Exercise: Are there any of the fallacies in the Baloney Detector that Bill Nye did not commit?  (This is a tough one.)

(Visited 345 times, 1 visits today)

Comments

  • ponder-this says:

    The Third Way link was absolutely fascinating. Darwin is dead? They gave up so easily. Glad to hear that the war is over, but surprised it ended so abruptly (and humorously, in my opinion).

  • dan says:

    I think it is fair to say that we have done such a good job at educating America on the ‘science’ of evolution that it has created the backlash against belief in the theory. Americans are not as dumb as our own scientists would like to believe. The repeated whine that we have failed to educate America is false. It is for just this reason that American citizens are able to understand the fallacies of the failed theory and support the creation ideas, at least on the fundamental basis that it takes more than chance and selection.

    As to Bill Nye, he debated better than any pro evolutionist I have ever heard. As much as I like Ken, pointing to the Book didn’t help the cause. I had hopes he would use the world of proofs that support the integrity of the Bible and draw his conclusions from that.

  • rockyway says:

    “Darwin’s theory explains so much of the world, from bumblebees to human origins, says the Science Guy.

    – It’s more accurate to say; Darwinist theory can be employed to explain much of the world. The fact a theory can be used to explain things doesn’t mean that the explanations are true. If the theory is wrong, then it doesn’t really explain anything… if by explanation we mean an accurate account of reality.

    “We can’t raise a generation of students who don’t understand the fundamental idea in all of life science…

    – When we study the biosphere what is paramount in importance is not a materialist ‘explanation’ for their origin… but the details and the data themselves. To listen to people like Nye you’d think Darwinist theory was more important than the biosphere.

    “We’re the product of stardust, brought together by gravity – we’re at least one of the ways that the universe knows itself. That, to me, is astonishing.
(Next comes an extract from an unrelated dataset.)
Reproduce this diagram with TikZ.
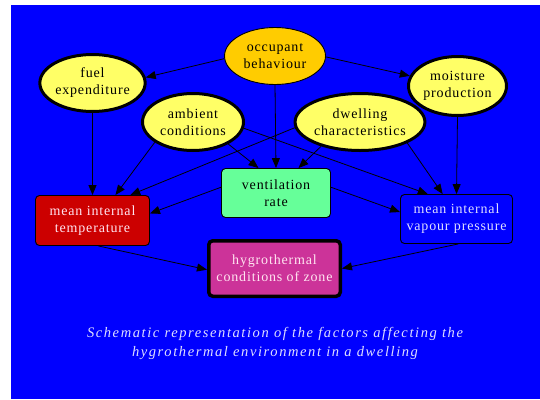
\documentclass[tikz,border=0pt]{standalone}
\usepackage{fontspec}
\setmainfont{Liberation Serif}
\newfontfamily\nodefont[LetterSpace=6]{Liberation Serif}
\newfontfamily\capfont[LetterSpace=11]{Liberation Serif}
\usetikzlibrary{shapes.geometric,arrows.meta}
\definecolor{bgblue}{RGB}{0,0,255}
\definecolor{ellyellow}{RGB}{255,255,102}
\definecolor{occorange}{RGB}{255,204,0}
\definecolor{ventgreen}{RGB}{102,255,153}
\definecolor{tempred}{RGB}{204,0,0}
\definecolor{hygmag}{RGB}{204,51,153}
\definecolor{pinktext}{RGB}{255,228,240}
\definecolor{lavtext}{RGB}{222,222,255}
\begin{document}
\begin{tikzpicture}[x=1pt,y=-1pt,
  nodetext/.style={font=\nodefont\fontsize{14}{17}\selectfont, align=center, inner sep=0pt},
  ell/.style={nodetext, ellipse, draw=black, fill=ellyellow, line width=3pt, text=black},
  box/.style={nodetext, rectangle, rounded corners=4pt, draw=black, line width=0.9pt},
  edge/.style={draw=black, line width=0.8pt, -{Triangle[length=10pt,width=8pt]}}]
\useasboundingbox (0,0) rectangle (540,399);
\fill[white] (0,0) rectangle (540,399);
\fill[bgblue] (11,5) rectangle (540,399);

\node[ell, fill=occorange, line width=0.9pt, minimum width=101pt, minimum height=57pt] (occ) at (275,56) {occupant\\behaviour};
\node[ell, minimum width=98pt, minimum height=57pt] (fuel) at (92.5,83) {fuel\\expenditure};
\node[ell, minimum width=98pt, minimum height=59pt] (moist) at (457.5,86) {moisture\\production};
\node[ell, minimum width=101pt, minimum height=57pt] (amb) at (193,122) {ambient\\conditions};
\node[ell, minimum width=102pt, minimum height=57pt] (dwell) at (360,122) {dwelling\\characteristics};

\node[box, fill=ventgreen, text=black, minimum width=109pt, minimum height=49pt] (vent) at (276,193) {ventilation\\rate};
\node[box, fill=tempred, text=pinktext, minimum width=114pt, minimum height=50pt] (temp) at (92.5,220.5) {mean internal\\temperature};
\node[box, fill=bgblue, text=lavtext, minimum width=112pt, minimum height=49pt] (vap) at (456.5,219) {mean internal\\vapour pressure};
\node[box, fill=hygmag, text=pinktext, line width=3.5pt, minimum width=131.5pt, minimum height=55.5pt] (hyg) at (274.5,268.5) {hygrothermal\\conditions of zone};

\node[font=\capfont\itshape\fontsize{14.5}{19.5}\selectfont, text=lavtext, align=center, inner sep=0pt] (cap) at (275,343.5) {Schematic representation of the factors affecting the\\hygrothermal environment in a dwelling};

\draw[edge] (occ.183) -- (fuel.6);
\draw[edge] (occ.359) -- (moist.168);
\draw[edge] (occ.south) -- (vent.north);
\draw[edge] (fuel.south) -- (temp.north);
\draw[edge] (moist.south) -- (vap.north);
\draw[edge] (amb.208) -- (temp.48);
\draw[edge] (amb.328) -- (vent.125);
\draw[edge] (amb.353) -- (vap.139);
\draw[edge] (dwell.185) -- (temp.34);
\draw[edge] (dwell.212) -- (vent.48);
\draw[edge] (dwell.336) -- (vap.119);
\draw[edge] (vent.174) -- (temp.7);
\draw[edge] (vent.6) -- (vap.173);
\draw[edge] (temp.283) -- (hyg.181);
\draw[edge] (vap.274) -- (hyg.0);
\end{tikzpicture}
\end{document}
    – If all were merely matter in motion what would this ‘thing’ called astonishment be? Astonishment isn’t a prediction anyone would get from a study of matter. The fact Nye is astonished should tell him that his materialism is fallacious.

    – why is it stardust sounds so much better than dust.

    “What we want everybody to experience in science education and science is the joy of discovery.

    – The experience of joy, alone, should be enough to refute a materialist universe.

    “We’ve gotta take care of this place,” Nye ends.

    – Why? According to materialism, people are just dust held together by gravity, so why worry about it. (According to philosopher David Benatar, a more consistent thinker than Nye, it would be Better Never to Have Been.)